**GIVEN TASK:**
Quote every line of the data below as it stands, omitting pictures.
>>>
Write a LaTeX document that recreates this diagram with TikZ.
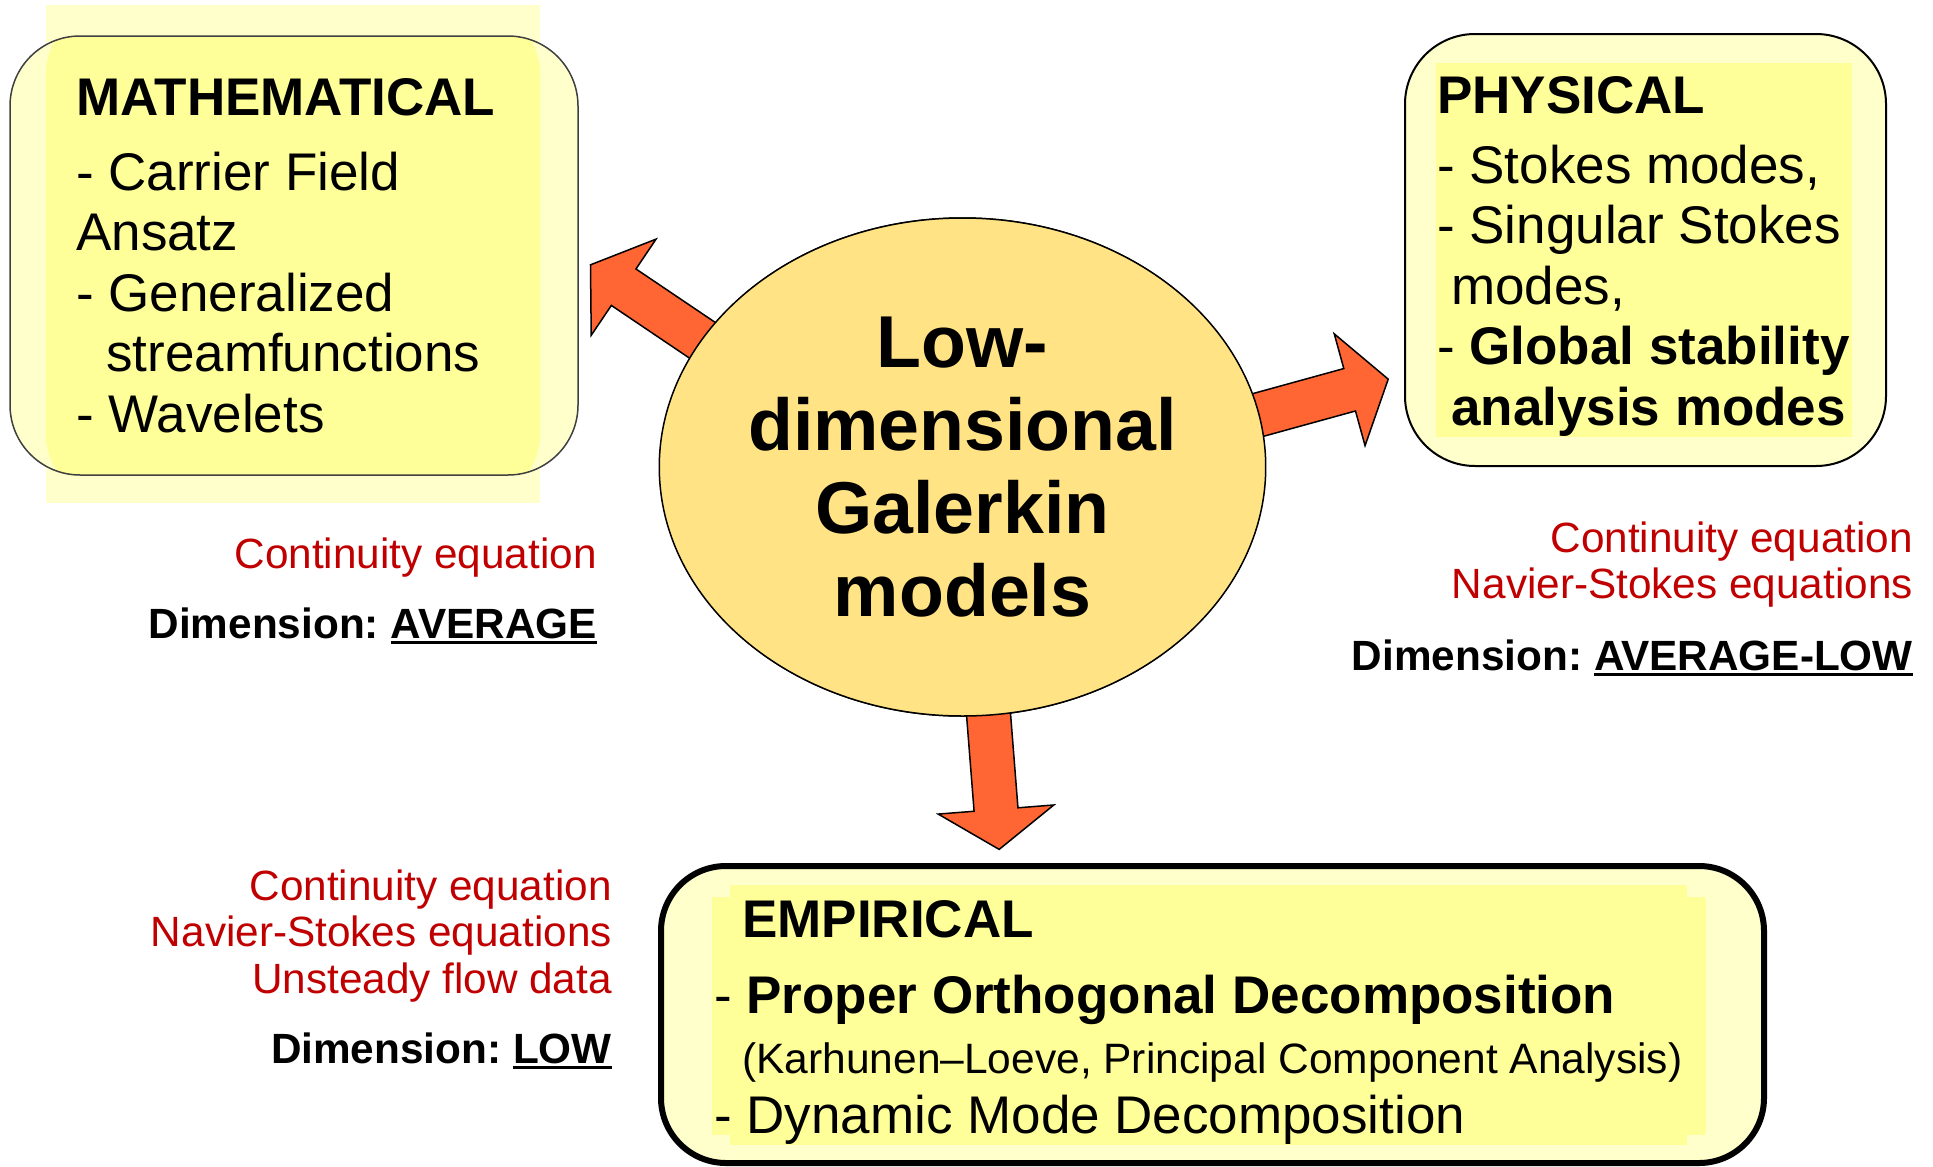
\documentclass[tikz,border=0pt]{standalone}
\usepackage{fontspec}
\setmainfont{Liberation Sans}
\usepackage{tikz}
\usetikzlibrary{positioning,shapes.geometric}
\definecolor{PaleYellow}{HTML}{FFFFCC}
\definecolor{BrightYellow}{HTML}{FFFF99}
\definecolor{CoreGold}{HTML}{FFE384}
\definecolor{ArrowOrange}{HTML}{FF6633}
\definecolor{EqRed}{HTML}{C00000}

% 下划线：线稍低、稍粗
\newsavebox\ulbox
\newcommand{\ulword}[1]{\sbox\ulbox{#1}\rlap{\rule[-5.5pt]{\wd\ulbox}{2.6pt}}\usebox\ulbox}
% 粗箭头：起点锚点、方向角
\newcommand{\blockarrow}[2]{%
  \draw[fatarrow, shift={(#1)}, rotate=#2]
    (-15,-22) -- (94,-22) -- (94,-58) -- (134,0) -- (94,58) -- (94,22) -- (-15,22) -- cycle;
}

\begin{document}
\frenchspacing
\begin{tikzpicture}[
    x=1pt, y=-1pt,
    panel/.style={rectangle, rounded corners=#1, inner sep=0pt, fill=PaleYellow},
    frame/.style={rectangle, inner sep=0pt, fill=#1},
    % 字间距用字体自带的空格宽度
    plainspace/.style={execute at begin node={\spaceskip=0pt\xspaceskip=0pt}},
    listtext/.style={anchor=base west, text width=#1, align=flush left, inner sep=0pt, plainspace, font=\fontsize{53}{60.5}\selectfont},
    eqlabel/.style={anchor=base east, text width=760pt, align=flush right, inner sep=0pt, plainspace, font=\fontsize{42.3}{46.5}\selectfont},
    hub/.style={ellipse, draw=black, line width=1.5pt, fill=CoreGold, inner sep=0pt, minimum width=605pt, minimum height=498pt, align=center, font=\fontsize{73.5}{83}\selectfont\bfseries},
    fatarrow/.style={draw=black, line width=1.5pt, fill=ArrowOrange, line join=miter}
]
\useasboundingbox (0,0) rectangle (1933,1167);

% 左上：数学类基函数
\node[frame=PaleYellow, minimum width=494pt, minimum height=498pt] (mathframe) at (293,254) {};
\node[panel=70pt, draw=black!75, line width=1.5pt, minimum width=568pt, minimum height=439pt,
      path picture={\fill[BrightYellow] (mathframe.south west) rectangle (mathframe.north east);}] (mathbox) at (294,255.5) {};
\node[listtext=480pt] (mathtext) at (76,115) {\textbf{MATHEMATICAL}\\[14.5pt]
  - Carrier Field\\
  Ansatz\\
  - Generalized\\
  \hspace*{30pt}streamfunctions\\
  - Wavelets};

% 右上：物理类模态
\node[panel=70pt, draw=black, line width=2pt, minimum width=481pt, minimum height=432pt] (physbox) at (1645.5,250) {};
\node[frame=BrightYellow, minimum width=416pt, minimum height=374pt] (physframe) at (1644,250) {};
\node[listtext=440pt] (phystext) at (1437,113) {\textbf{PHYSICAL}\\[9.5pt]
  - Stokes modes,\\
  - Singular Stokes\\
  \hspace*{14pt}modes,\\
  - \textbf{Global stability}\\
  \hspace*{14pt}\textbf{analysis modes}};

% 下方：经验模态
\node[panel=65pt, draw=black, line width=6pt, minimum width=1103pt, minimum height=297pt] (empbox) at (1212.5,1014.5) {};
\node[frame=BrightYellow, minimum width=957pt, minimum height=260pt] (empframe) at (1208.5,1015) {};
\node[frame=BrightYellow, minimum width=994pt, minimum height=238pt] (empinner) at (1209,1016) {};
\node[listtext=1000pt, font=\fontsize{53}{60}\selectfont] (emptext) at (714,937) {\hspace*{28pt}\textbf{EMPIRICAL}\\[16pt]
  - \textbf{Proper Orthogonal Decomposition}\\
  \hspace*{28pt}{\fontsize{42.5}{60}\selectfont (Karhunen–Loeve, Principal Component Analysis)}\\
  - Dynamic Mode Decomposition};

% 三个粗箭头，尾部压在椭圆下面
\coordinate (hubpos) at (962.5,467);
\path (hubpos) node[hub] (core) {};
\blockarrow{core.154}{146}
\blockarrow{core.10}{15.4}
\blockarrow{core.276}{-85.5}
\node[hub] (core) at (hubpos) {Low-\\dimensional\\Galerkin\\models};

% 方程与维数说明
\node[eqlabel] (mathnote) at (597,568) {\textcolor{EqRed}{Continuity equation}\\[23.5pt]
  \textbf{Dimension: \ulword{AVERAGE}}};
\node[eqlabel] (physnote) at (1913,552) {\textcolor{EqRed}{Continuity equation\\ Navier-Stokes equations}\\[25.5pt]
  \textbf{Dimension: \ulword{AVERAGE-LOW}}};
\node[eqlabel] (empnote) at (612,900) {\textcolor{EqRed}{Continuity equation\\ Navier-Stokes equations\\ Unsteady flow data}\\[24pt]
  \textbf{Dimension: \ulword{LOW}}};
\end{tikzpicture}
\end{document}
<<<
**CORRECT RESPONSE:**
Write a LaTeX document that recreates this diagram with TikZ.
\documentclass[tikz,border=0pt]{standalone}
\usepackage{fontspec}
\setmainfont{Liberation Sans}
\usepackage{tikz}
\usetikzlibrary{positioning,shapes.geometric}
\definecolor{PaleYellow}{HTML}{FFFFCC}
\definecolor{BrightYellow}{HTML}{FFFF99}
\definecolor{CoreGold}{HTML}{FFE384}
\definecolor{ArrowOrange}{HTML}{FF6633}
\definecolor{EqRed}{HTML}{C00000}

% 下划线：线稍低、稍粗
\newsavebox\ulbox
\newcommand{\ulword}[1]{\sbox\ulbox{#1}\rlap{\rule[-5.5pt]{\wd\ulbox}{2.6pt}}\usebox\ulbox}
% 粗箭头：起点锚点、方向角
\newcommand{\blockarrow}[2]{%
  \draw[fatarrow, shift={(#1)}, rotate=#2]
    (-15,-22) -- (94,-22) -- (94,-58) -- (134,0) -- (94,58) -- (94,22) -- (-15,22) -- cycle;
}

\begin{document}
\frenchspacing
\begin{tikzpicture}[
    x=1pt, y=-1pt,
    panel/.style={rectangle, rounded corners=#1, inner sep=0pt, fill=PaleYellow},
    frame/.style={rectangle, inner sep=0pt, fill=#1},
    % 字间距用字体自带的空格宽度
    plainspace/.style={execute at begin node={\spaceskip=0pt\xspaceskip=0pt}},
    listtext/.style={anchor=base west, text width=#1, align=flush left, inner sep=0pt, plainspace, font=\fontsize{53}{60.5}\selectfont},
    eqlabel/.style={anchor=base east, text width=760pt, align=flush right, inner sep=0pt, plainspace, font=\fontsize{42.3}{46.5}\selectfont},
    hub/.style={ellipse, draw=black, line width=1.5pt, fill=CoreGold, inner sep=0pt, minimum width=605pt, minimum height=498pt, align=center, font=\fontsize{73.5}{83}\selectfont\bfseries},
    fatarrow/.style={draw=black, line width=1.5pt, fill=ArrowOrange, line join=miter}
]
\useasboundingbox (0,0) rectangle (1933,1167);

% 左上：数学类基函数
\node[frame=PaleYellow, minimum width=494pt, minimum height=498pt] (mathframe) at (293,254) {};
\node[panel=70pt, draw=black!75, line width=1.5pt, minimum width=568pt, minimum height=439pt,
      path picture={\fill[BrightYellow] (mathframe.south west) rectangle (mathframe.north east);}] (mathbox) at (294,255.5) {};
\node[listtext=480pt] (mathtext) at (76,115) {\textbf{MATHEMATICAL}\\[14.5pt]
  - Carrier Field\\
  Ansatz\\
  - Generalized\\
  \hspace*{30pt}streamfunctions\\
  - Wavelets};

% 右上：物理类模态
\node[panel=70pt, draw=black, line width=2pt, minimum width=481pt, minimum height=432pt] (physbox) at (1645.5,250) {};
\node[frame=BrightYellow, minimum width=416pt, minimum height=374pt] (physframe) at (1644,250) {};
\node[listtext=440pt] (phystext) at (1437,113) {\textbf{PHYSICAL}\\[9.5pt]
  - Stokes modes,\\
  - Singular Stokes\\
  \hspace*{14pt}modes,\\
  - \textbf{Global stability}\\
  \hspace*{14pt}\textbf{analysis modes}};

% 下方：经验模态
\node[panel=65pt, draw=black, line width=6pt, minimum width=1103pt, minimum height=297pt] (empbox) at (1212.5,1014.5) {};
\node[frame=BrightYellow, minimum width=957pt, minimum height=260pt] (empframe) at (1208.5,1015) {};
\node[frame=BrightYellow, minimum width=994pt, minimum height=238pt] (empinner) at (1209,1016) {};
\node[listtext=1000pt, font=\fontsize{53}{60}\selectfont] (emptext) at (714,937) {\hspace*{28pt}\textbf{EMPIRICAL}\\[16pt]
  - \textbf{Proper Orthogonal Decomposition}\\
  \hspace*{28pt}{\fontsize{42.5}{60}\selectfont (Karhunen–Loeve, Principal Component Analysis)}\\
  - Dynamic Mode Decomposition};

% 三个粗箭头，尾部压在椭圆下面
\coordinate (hubpos) at (962.5,467);
\path (hubpos) node[hub] (core) {};
\blockarrow{core.154}{146}
\blockarrow{core.10}{15.4}
\blockarrow{core.276}{-85.5}
\node[hub] (core) at (hubpos) {Low-\\dimensional\\Galerkin\\models};

% 方程与维数说明
\node[eqlabel] (mathnote) at (597,568) {\textcolor{EqRed}{Continuity equation}\\[23.5pt]
  \textbf{Dimension: \ulword{AVERAGE}}};
\node[eqlabel] (physnote) at (1913,552) {\textcolor{EqRed}{Continuity equation\\ Navier-Stokes equations}\\[25.5pt]
  \textbf{Dimension: \ulword{AVERAGE-LOW}}};
\node[eqlabel] (empnote) at (612,900) {\textcolor{EqRed}{Continuity equation\\ Navier-Stokes equations\\ Unsteady flow data}\\[24pt]
  \textbf{Dimension: \ulword{LOW}}};
\end{tikzpicture}
\end{document}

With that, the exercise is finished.